==== Provided data ====

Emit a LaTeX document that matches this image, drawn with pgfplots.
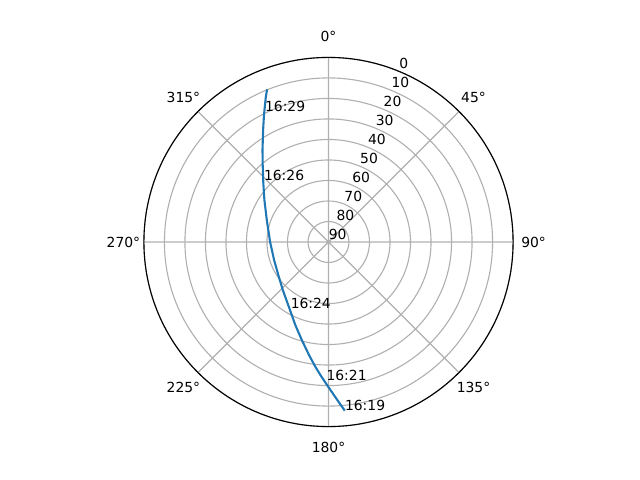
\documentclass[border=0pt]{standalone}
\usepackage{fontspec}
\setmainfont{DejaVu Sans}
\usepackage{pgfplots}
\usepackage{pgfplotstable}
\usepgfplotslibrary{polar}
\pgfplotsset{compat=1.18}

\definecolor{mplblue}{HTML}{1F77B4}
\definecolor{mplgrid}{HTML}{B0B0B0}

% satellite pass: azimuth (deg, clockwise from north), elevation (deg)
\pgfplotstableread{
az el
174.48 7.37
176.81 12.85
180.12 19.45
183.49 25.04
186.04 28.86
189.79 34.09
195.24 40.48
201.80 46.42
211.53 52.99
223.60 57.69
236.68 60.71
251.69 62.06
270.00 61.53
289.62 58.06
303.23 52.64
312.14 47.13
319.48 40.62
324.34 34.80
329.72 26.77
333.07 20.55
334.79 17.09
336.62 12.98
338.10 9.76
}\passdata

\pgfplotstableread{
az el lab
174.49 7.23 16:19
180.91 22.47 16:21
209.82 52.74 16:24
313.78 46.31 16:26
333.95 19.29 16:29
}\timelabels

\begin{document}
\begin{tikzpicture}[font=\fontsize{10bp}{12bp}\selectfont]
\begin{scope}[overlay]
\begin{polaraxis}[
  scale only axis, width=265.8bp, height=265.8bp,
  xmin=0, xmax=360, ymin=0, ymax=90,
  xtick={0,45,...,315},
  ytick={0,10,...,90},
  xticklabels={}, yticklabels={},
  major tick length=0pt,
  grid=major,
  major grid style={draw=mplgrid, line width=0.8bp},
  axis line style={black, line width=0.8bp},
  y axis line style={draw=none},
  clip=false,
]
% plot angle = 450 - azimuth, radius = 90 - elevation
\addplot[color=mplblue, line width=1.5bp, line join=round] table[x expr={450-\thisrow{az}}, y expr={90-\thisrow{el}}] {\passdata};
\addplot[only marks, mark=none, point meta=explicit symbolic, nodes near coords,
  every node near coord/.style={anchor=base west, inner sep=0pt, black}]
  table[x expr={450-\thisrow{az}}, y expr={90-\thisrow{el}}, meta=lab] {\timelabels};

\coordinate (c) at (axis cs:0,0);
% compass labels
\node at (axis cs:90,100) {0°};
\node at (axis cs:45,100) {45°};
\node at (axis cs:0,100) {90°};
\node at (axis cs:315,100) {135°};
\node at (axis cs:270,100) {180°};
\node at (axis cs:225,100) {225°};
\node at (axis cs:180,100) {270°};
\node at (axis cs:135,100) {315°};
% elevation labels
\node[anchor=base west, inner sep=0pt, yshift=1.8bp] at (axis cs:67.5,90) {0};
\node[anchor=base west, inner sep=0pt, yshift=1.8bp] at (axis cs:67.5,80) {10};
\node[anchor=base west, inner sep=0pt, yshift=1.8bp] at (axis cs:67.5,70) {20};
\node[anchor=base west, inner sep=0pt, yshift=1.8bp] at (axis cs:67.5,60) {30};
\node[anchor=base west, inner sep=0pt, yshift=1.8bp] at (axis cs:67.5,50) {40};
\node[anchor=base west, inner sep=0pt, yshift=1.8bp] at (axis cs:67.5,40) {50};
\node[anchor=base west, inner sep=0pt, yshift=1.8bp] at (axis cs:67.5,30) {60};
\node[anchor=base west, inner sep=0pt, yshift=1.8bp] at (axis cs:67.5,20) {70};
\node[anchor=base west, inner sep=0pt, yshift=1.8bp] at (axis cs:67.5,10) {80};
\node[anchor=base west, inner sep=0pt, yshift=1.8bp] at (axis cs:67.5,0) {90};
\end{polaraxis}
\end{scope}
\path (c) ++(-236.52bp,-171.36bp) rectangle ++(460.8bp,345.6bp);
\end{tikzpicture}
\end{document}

====

**Work to do**
Copy the material shown above in full and exactly. Skip the pictures.

**Response to the exercise**
Emit a LaTeX document that matches this image, drawn with pgfplots.
\documentclass[border=0pt]{standalone}
\usepackage{fontspec}
\setmainfont{DejaVu Sans}
\usepackage{pgfplots}
\usepackage{pgfplotstable}
\usepgfplotslibrary{polar}
\pgfplotsset{compat=1.18}

\definecolor{mplblue}{HTML}{1F77B4}
\definecolor{mplgrid}{HTML}{B0B0B0}

% satellite pass: azimuth (deg, clockwise from north), elevation (deg)
\pgfplotstableread{
az el
174.48 7.37
176.81 12.85
180.12 19.45
183.49 25.04
186.04 28.86
189.79 34.09
195.24 40.48
201.80 46.42
211.53 52.99
223.60 57.69
236.68 60.71
251.69 62.06
270.00 61.53
289.62 58.06
303.23 52.64
312.14 47.13
319.48 40.62
324.34 34.80
329.72 26.77
333.07 20.55
334.79 17.09
336.62 12.98
338.10 9.76
}\passdata

\pgfplotstableread{
az el lab
174.49 7.23 16:19
180.91 22.47 16:21
209.82 52.74 16:24
313.78 46.31 16:26
333.95 19.29 16:29
}\timelabels

\begin{document}
\begin{tikzpicture}[font=\fontsize{10bp}{12bp}\selectfont]
\begin{scope}[overlay]
\begin{polaraxis}[
  scale only axis, width=265.8bp, height=265.8bp,
  xmin=0, xmax=360, ymin=0, ymax=90,
  xtick={0,45,...,315},
  ytick={0,10,...,90},
  xticklabels={}, yticklabels={},
  major tick length=0pt,
  grid=major,
  major grid style={draw=mplgrid, line width=0.8bp},
  axis line style={black, line width=0.8bp},
  y axis line style={draw=none},
  clip=false,
]
% plot angle = 450 - azimuth, radius = 90 - elevation
\addplot[color=mplblue, line width=1.5bp, line join=round] table[x expr={450-\thisrow{az}}, y expr={90-\thisrow{el}}] {\passdata};
\addplot[only marks, mark=none, point meta=explicit symbolic, nodes near coords,
  every node near coord/.style={anchor=base west, inner sep=0pt, black}]
  table[x expr={450-\thisrow{az}}, y expr={90-\thisrow{el}}, meta=lab] {\timelabels};

\coordinate (c) at (axis cs:0,0);
% compass labels
\node at (axis cs:90,100) {0°};
\node at (axis cs:45,100) {45°};
\node at (axis cs:0,100) {90°};
\node at (axis cs:315,100) {135°};
\node at (axis cs:270,100) {180°};
\node at (axis cs:225,100) {225°};
\node at (axis cs:180,100) {270°};
\node at (axis cs:135,100) {315°};
% elevation labels
\node[anchor=base west, inner sep=0pt, yshift=1.8bp] at (axis cs:67.5,90) {0};
\node[anchor=base west, inner sep=0pt, yshift=1.8bp] at (axis cs:67.5,80) {10};
\node[anchor=base west, inner sep=0pt, yshift=1.8bp] at (axis cs:67.5,70) {20};
\node[anchor=base west, inner sep=0pt, yshift=1.8bp] at (axis cs:67.5,60) {30};
\node[anchor=base west, inner sep=0pt, yshift=1.8bp] at (axis cs:67.5,50) {40};
\node[anchor=base west, inner sep=0pt, yshift=1.8bp] at (axis cs:67.5,40) {50};
\node[anchor=base west, inner sep=0pt, yshift=1.8bp] at (axis cs:67.5,30) {60};
\node[anchor=base west, inner sep=0pt, yshift=1.8bp] at (axis cs:67.5,20) {70};
\node[anchor=base west, inner sep=0pt, yshift=1.8bp] at (axis cs:67.5,10) {80};
\node[anchor=base west, inner sep=0pt, yshift=1.8bp] at (axis cs:67.5,0) {90};
\end{polaraxis}
\end{scope}
\path (c) ++(-236.52bp,-171.36bp) rectangle ++(460.8bp,345.6bp);
\end{tikzpicture}
\end{document}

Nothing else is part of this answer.